A good life involves more than just pleasure. Suffering is essential too.
It seems obvious that pleasure leads to happiness - and pain does the opposite. And yet we are irresistibly drawn to a host of experiences that truly hurt, from the exhilarating fear of horror movies or extreme sport, to the wrenching sadness of a song or novel, to the gruelling challenges of exercise, work, creativity and having a family.
In The Sweet Spot, pre-eminent psychologist Paul Bloom explores the pleasures of suffering and explains why the activities that provide most satisfaction are often the ones that involve greatest sacrifice. He argues that embracing this truth is the key to a life well lived.

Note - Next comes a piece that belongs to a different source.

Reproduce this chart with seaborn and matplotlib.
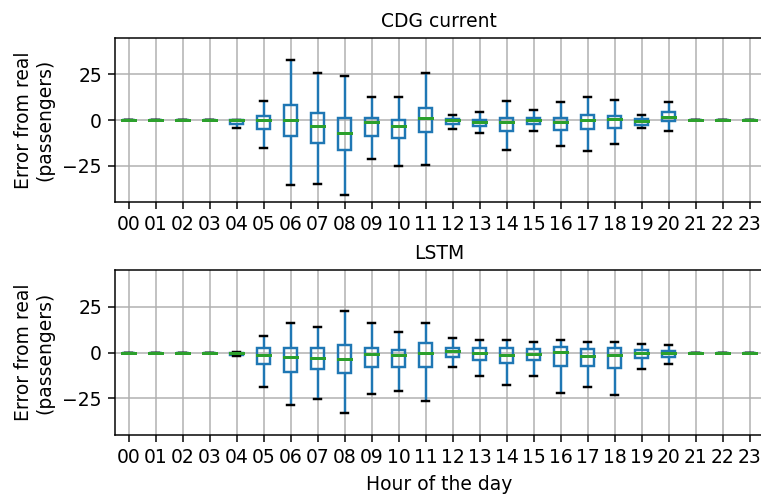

Drawing on ground-breaking findings from psychology and brain science, he shows how the right kind of suffering sets the stage for enhanced pleasure, and how pain itself can serve a variety of valuable functions: to distract us from our anxieties or even express them, to help us transcend the self or project our identity, or as a gateway to the joys of mastery and flow.
As Bloom argues, deep down we all aspire to lives of meaning and significance, and that means some amount of struggle, anxiety and loss. After all, if the things that mean most to us were easy, what would be the point?
Endlessly fascinating and counter-intuitive, this deeply humane and enlightening enquiry is packed with unexpected insight into the human condition.